GOAL: Reproduce all of the data below without alteration; exclude every picture.
— START OF DATA TO PROCESS —
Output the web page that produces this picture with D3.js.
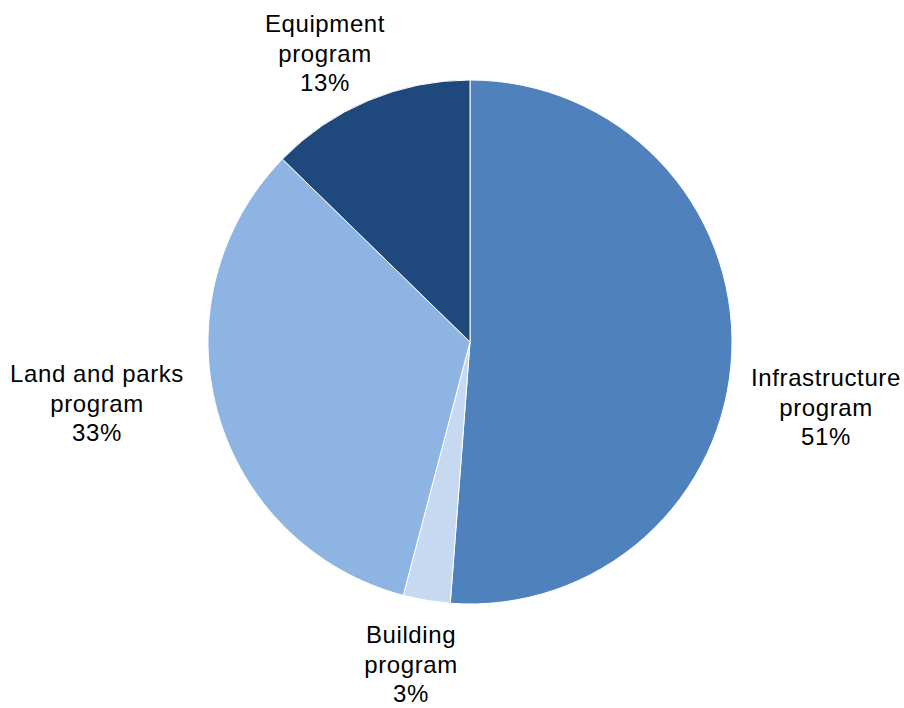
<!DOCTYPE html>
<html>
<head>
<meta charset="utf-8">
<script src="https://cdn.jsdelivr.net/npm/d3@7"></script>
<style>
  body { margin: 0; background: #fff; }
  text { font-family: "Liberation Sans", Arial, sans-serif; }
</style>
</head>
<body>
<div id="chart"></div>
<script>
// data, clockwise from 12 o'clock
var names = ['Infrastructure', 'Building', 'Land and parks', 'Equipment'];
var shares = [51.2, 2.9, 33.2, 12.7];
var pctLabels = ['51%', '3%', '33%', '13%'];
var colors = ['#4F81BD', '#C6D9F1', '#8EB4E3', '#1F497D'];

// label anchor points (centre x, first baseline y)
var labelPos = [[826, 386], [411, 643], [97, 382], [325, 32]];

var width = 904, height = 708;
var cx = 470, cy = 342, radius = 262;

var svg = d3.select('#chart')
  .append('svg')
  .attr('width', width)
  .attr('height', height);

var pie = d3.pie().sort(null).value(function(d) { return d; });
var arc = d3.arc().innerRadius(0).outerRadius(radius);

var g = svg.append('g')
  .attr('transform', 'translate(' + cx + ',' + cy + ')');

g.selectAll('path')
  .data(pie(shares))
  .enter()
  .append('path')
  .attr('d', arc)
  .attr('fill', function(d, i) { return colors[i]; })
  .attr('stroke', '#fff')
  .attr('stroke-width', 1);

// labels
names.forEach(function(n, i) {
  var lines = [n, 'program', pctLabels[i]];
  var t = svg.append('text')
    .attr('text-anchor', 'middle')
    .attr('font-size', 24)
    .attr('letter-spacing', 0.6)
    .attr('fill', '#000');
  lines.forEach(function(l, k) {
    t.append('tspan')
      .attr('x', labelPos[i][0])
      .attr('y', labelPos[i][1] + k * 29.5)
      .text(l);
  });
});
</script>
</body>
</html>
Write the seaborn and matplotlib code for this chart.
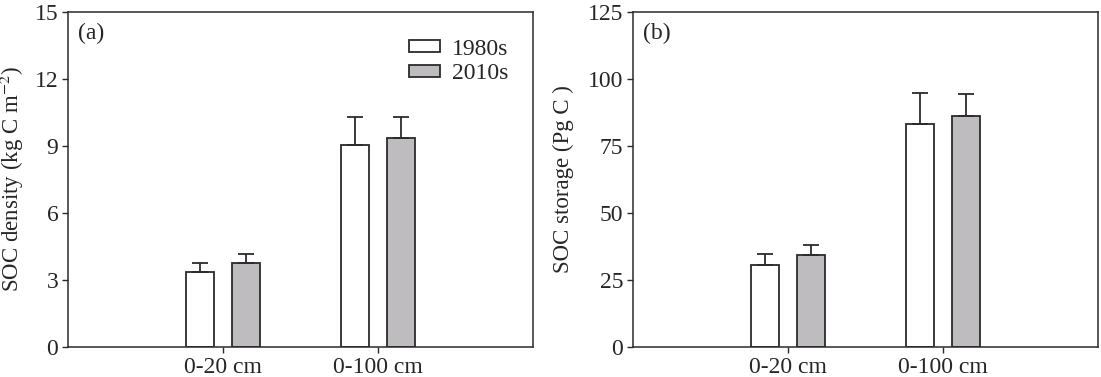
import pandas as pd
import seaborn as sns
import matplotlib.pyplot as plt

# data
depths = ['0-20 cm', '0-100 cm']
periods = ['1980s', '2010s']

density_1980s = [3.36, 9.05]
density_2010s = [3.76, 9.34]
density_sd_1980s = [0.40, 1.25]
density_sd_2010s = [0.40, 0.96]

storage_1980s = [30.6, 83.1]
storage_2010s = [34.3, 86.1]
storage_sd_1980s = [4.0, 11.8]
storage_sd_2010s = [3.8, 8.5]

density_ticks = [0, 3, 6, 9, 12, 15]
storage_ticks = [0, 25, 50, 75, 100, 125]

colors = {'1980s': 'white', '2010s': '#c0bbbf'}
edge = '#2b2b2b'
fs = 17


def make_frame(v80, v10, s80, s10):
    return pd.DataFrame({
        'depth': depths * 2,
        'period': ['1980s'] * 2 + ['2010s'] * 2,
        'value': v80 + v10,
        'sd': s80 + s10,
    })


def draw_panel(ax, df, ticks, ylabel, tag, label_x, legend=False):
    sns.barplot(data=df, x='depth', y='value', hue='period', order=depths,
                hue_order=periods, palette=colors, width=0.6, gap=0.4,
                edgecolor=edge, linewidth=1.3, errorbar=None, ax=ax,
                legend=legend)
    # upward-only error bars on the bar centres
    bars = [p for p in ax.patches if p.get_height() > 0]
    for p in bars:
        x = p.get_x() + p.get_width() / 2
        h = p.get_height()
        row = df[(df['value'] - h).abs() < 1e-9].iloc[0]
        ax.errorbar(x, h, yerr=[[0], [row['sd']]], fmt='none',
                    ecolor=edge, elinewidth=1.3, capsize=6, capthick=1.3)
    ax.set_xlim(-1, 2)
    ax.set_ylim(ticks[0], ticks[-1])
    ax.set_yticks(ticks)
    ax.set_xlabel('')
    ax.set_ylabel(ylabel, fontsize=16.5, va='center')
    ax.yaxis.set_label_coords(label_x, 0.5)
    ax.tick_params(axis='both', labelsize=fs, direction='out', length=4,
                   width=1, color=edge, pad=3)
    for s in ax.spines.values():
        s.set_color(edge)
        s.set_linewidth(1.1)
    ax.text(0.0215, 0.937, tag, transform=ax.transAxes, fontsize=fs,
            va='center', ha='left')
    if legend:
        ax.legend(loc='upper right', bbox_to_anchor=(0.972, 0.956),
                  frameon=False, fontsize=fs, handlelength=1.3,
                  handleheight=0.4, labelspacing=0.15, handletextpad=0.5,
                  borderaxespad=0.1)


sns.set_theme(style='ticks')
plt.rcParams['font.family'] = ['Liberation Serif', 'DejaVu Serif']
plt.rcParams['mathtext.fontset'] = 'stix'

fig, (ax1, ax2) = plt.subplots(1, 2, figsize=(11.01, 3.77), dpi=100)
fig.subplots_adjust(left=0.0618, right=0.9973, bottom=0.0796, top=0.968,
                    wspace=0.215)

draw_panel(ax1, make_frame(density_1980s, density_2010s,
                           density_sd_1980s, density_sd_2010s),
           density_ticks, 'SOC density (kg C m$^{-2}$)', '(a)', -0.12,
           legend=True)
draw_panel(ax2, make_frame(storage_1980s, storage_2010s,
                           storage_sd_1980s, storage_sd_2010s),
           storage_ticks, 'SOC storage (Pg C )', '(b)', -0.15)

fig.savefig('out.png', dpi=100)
— END OF DATA TO PROCESS —
EXERCISE SOLUTION:
Output the web page that produces this picture with D3.js.
<!DOCTYPE html>
<html>
<head>
<meta charset="utf-8">
<script src="https://cdn.jsdelivr.net/npm/d3@7"></script>
<style>
  body { margin: 0; background: #fff; }
  text { font-family: "Liberation Sans", Arial, sans-serif; }
</style>
</head>
<body>
<div id="chart"></div>
<script>
// data, clockwise from 12 o'clock
var names = ['Infrastructure', 'Building', 'Land and parks', 'Equipment'];
var shares = [51.2, 2.9, 33.2, 12.7];
var pctLabels = ['51%', '3%', '33%', '13%'];
var colors = ['#4F81BD', '#C6D9F1', '#8EB4E3', '#1F497D'];

// label anchor points (centre x, first baseline y)
var labelPos = [[826, 386], [411, 643], [97, 382], [325, 32]];

var width = 904, height = 708;
var cx = 470, cy = 342, radius = 262;

var svg = d3.select('#chart')
  .append('svg')
  .attr('width', width)
  .attr('height', height);

var pie = d3.pie().sort(null).value(function(d) { return d; });
var arc = d3.arc().innerRadius(0).outerRadius(radius);

var g = svg.append('g')
  .attr('transform', 'translate(' + cx + ',' + cy + ')');

g.selectAll('path')
  .data(pie(shares))
  .enter()
  .append('path')
  .attr('d', arc)
  .attr('fill', function(d, i) { return colors[i]; })
  .attr('stroke', '#fff')
  .attr('stroke-width', 1);

// labels
names.forEach(function(n, i) {
  var lines = [n, 'program', pctLabels[i]];
  var t = svg.append('text')
    .attr('text-anchor', 'middle')
    .attr('font-size', 24)
    .attr('letter-spacing', 0.6)
    .attr('fill', '#000');
  lines.forEach(function(l, k) {
    t.append('tspan')
      .attr('x', labelPos[i][0])
      .attr('y', labelPos[i][1] + k * 29.5)
      .text(l);
  });
});
</script>
</body>
</html>
Write the seaborn and matplotlib code for this chart.
import pandas as pd
import seaborn as sns
import matplotlib.pyplot as plt

# data
depths = ['0-20 cm', '0-100 cm']
periods = ['1980s', '2010s']

density_1980s = [3.36, 9.05]
density_2010s = [3.76, 9.34]
density_sd_1980s = [0.40, 1.25]
density_sd_2010s = [0.40, 0.96]

storage_1980s = [30.6, 83.1]
storage_2010s = [34.3, 86.1]
storage_sd_1980s = [4.0, 11.8]
storage_sd_2010s = [3.8, 8.5]

density_ticks = [0, 3, 6, 9, 12, 15]
storage_ticks = [0, 25, 50, 75, 100, 125]

colors = {'1980s': 'white', '2010s': '#c0bbbf'}
edge = '#2b2b2b'
fs = 17


def make_frame(v80, v10, s80, s10):
    return pd.DataFrame({
        'depth': depths * 2,
        'period': ['1980s'] * 2 + ['2010s'] * 2,
        'value': v80 + v10,
        'sd': s80 + s10,
    })


def draw_panel(ax, df, ticks, ylabel, tag, label_x, legend=False):
    sns.barplot(data=df, x='depth', y='value', hue='period', order=depths,
                hue_order=periods, palette=colors, width=0.6, gap=0.4,
                edgecolor=edge, linewidth=1.3, errorbar=None, ax=ax,
                legend=legend)
    # upward-only error bars on the bar centres
    bars = [p for p in ax.patches if p.get_height() > 0]
    for p in bars:
        x = p.get_x() + p.get_width() / 2
        h = p.get_height()
        row = df[(df['value'] - h).abs() < 1e-9].iloc[0]
        ax.errorbar(x, h, yerr=[[0], [row['sd']]], fmt='none',
                    ecolor=edge, elinewidth=1.3, capsize=6, capthick=1.3)
    ax.set_xlim(-1, 2)
    ax.set_ylim(ticks[0], ticks[-1])
    ax.set_yticks(ticks)
    ax.set_xlabel('')
    ax.set_ylabel(ylabel, fontsize=16.5, va='center')
    ax.yaxis.set_label_coords(label_x, 0.5)
    ax.tick_params(axis='both', labelsize=fs, direction='out', length=4,
                   width=1, color=edge, pad=3)
    for s in ax.spines.values():
        s.set_color(edge)
        s.set_linewidth(1.1)
    ax.text(0.0215, 0.937, tag, transform=ax.transAxes, fontsize=fs,
            va='center', ha='left')
    if legend:
        ax.legend(loc='upper right', bbox_to_anchor=(0.972, 0.956),
                  frameon=False, fontsize=fs, handlelength=1.3,
                  handleheight=0.4, labelspacing=0.15, handletextpad=0.5,
                  borderaxespad=0.1)


sns.set_theme(style='ticks')
plt.rcParams['font.family'] = ['Liberation Serif', 'DejaVu Serif']
plt.rcParams['mathtext.fontset'] = 'stix'

fig, (ax1, ax2) = plt.subplots(1, 2, figsize=(11.01, 3.77), dpi=100)
fig.subplots_adjust(left=0.0618, right=0.9973, bottom=0.0796, top=0.968,
                    wspace=0.215)

draw_panel(ax1, make_frame(density_1980s, density_2010s,
                           density_sd_1980s, density_sd_2010s),
           density_ticks, 'SOC density (kg C m$^{-2}$)', '(a)', -0.12,
           legend=True)
draw_panel(ax2, make_frame(storage_1980s, storage_2010s,
                           storage_sd_1980s, storage_sd_2010s),
           storage_ticks, 'SOC storage (Pg C )', '(b)', -0.15)

fig.savefig('out.png', dpi=100)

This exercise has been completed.